After months of going line-by-line through the city's books, the Scarborough councillor, an accountant, says the city can't afford to reduce a source of revenue expected to bring in $330-million this year.

"My hope was that I would be able to do something," he said Wednesday during a break from council. "It doesn't look like it."

The problem, Mr. Del Grande said, is not the coming year, but the budget crunch that he sees coming in 2014 just as Toronto voters head to the polls and when Mayor Rob Ford has pledged to freeze property taxes.

"What one would like to do and what one can do are two different things," Mr. Del Grande said. "I have a fundamental responsibility not to sugar-coat anything."

Mr. Del Grande expects budget talks for 2013 will begin with an operating shortfall of about $200-million. The city's finances will get worse in 2014 because of a number of factors that will kick in that year.
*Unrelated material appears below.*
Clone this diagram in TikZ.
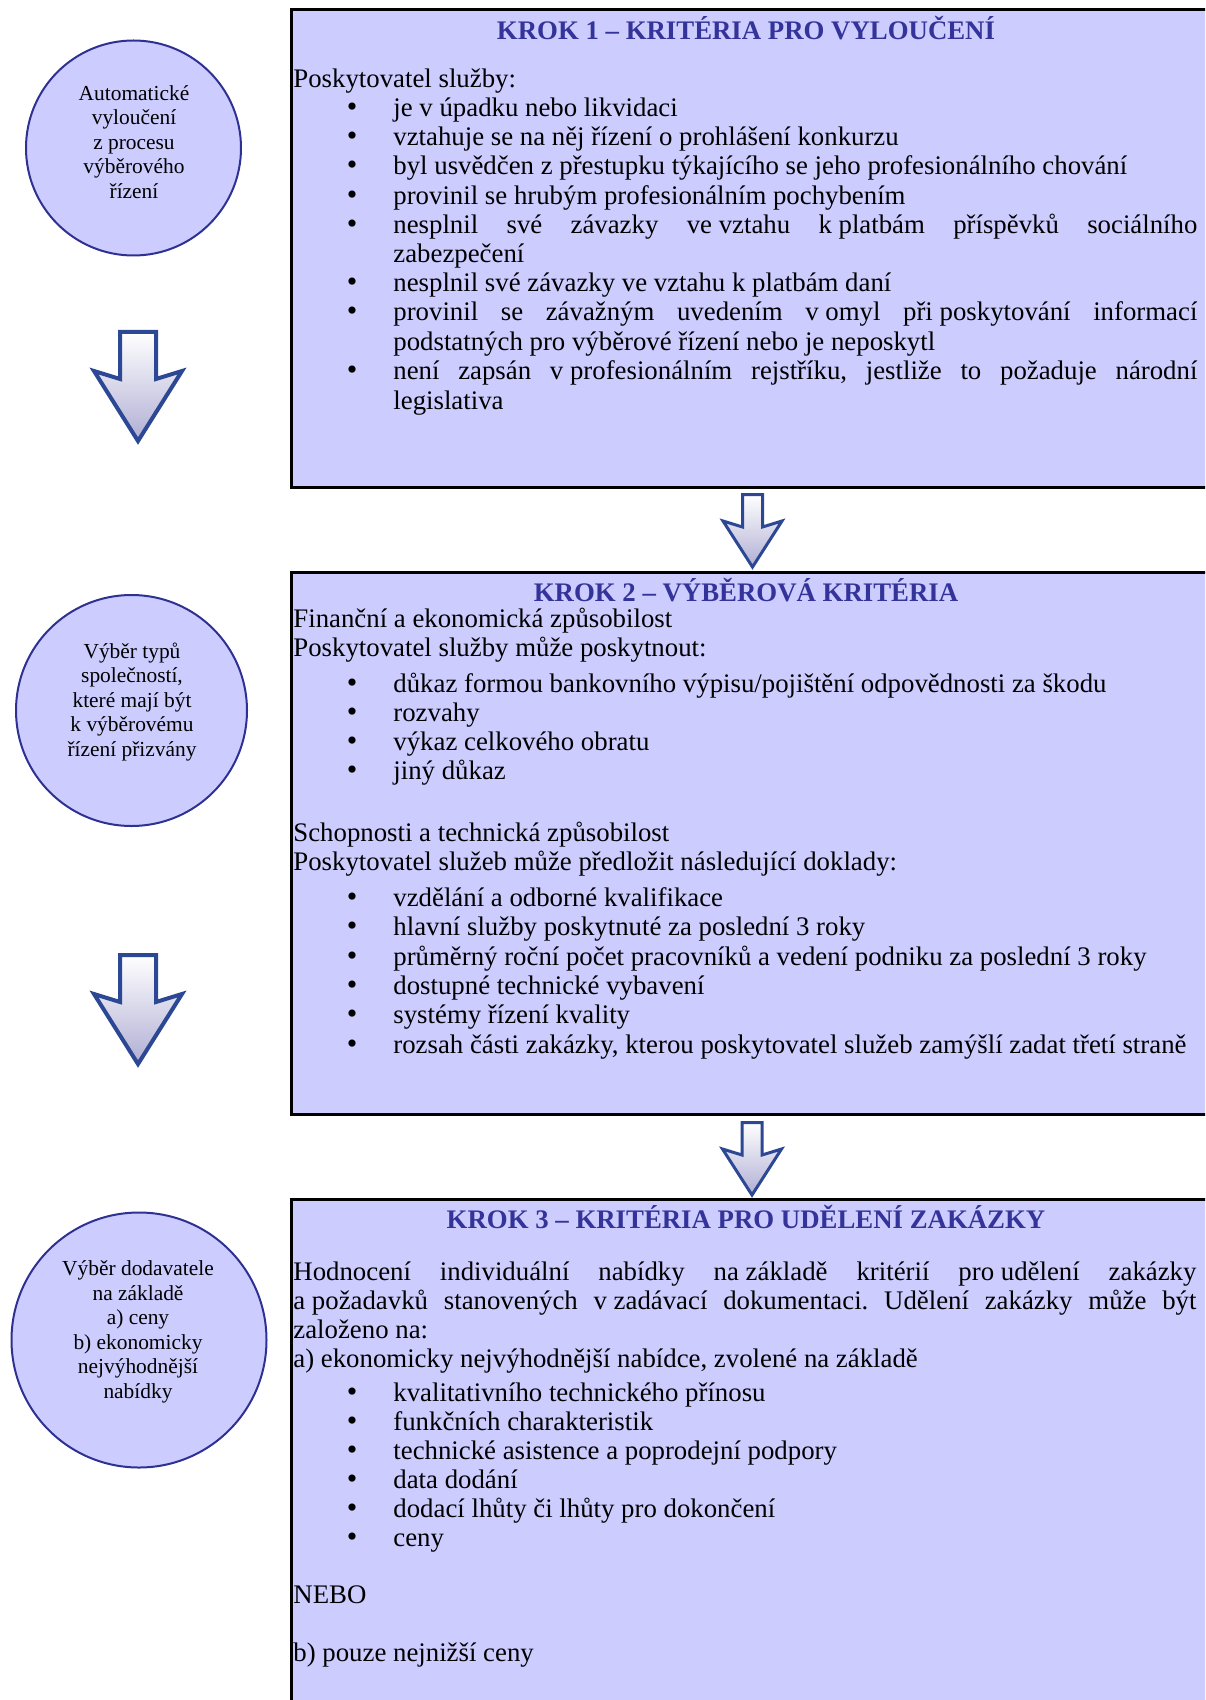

Two reserve funds that have been used to fund daycare spots and services provided by the shelter and housing department will run out and other changes to provincial funding for programs such as Ontario Works also will take effect. Taken together, he estimated all these factors will result in a loss of about $70-million from the city's operating budget.

Mr. Del Grande, a member of the mayor's executive committee, said no one wants to raise taxes in an election year, but described the city's fiscal situation as "unsustainable."

"I think everybody is going to be in for a surprise," he said.

Mr. Ford has vowed to hold residential tax increases at 1.75 per cent for 2013 and flat-line them the following year. He also has said he would like to eliminate what he describes as a "terrible" land transfer tax.

Earlier this year, Mr. Del Grande mused that he would like to begin reducing the tax in 5 per cent increments over two decades, beginning in 2013.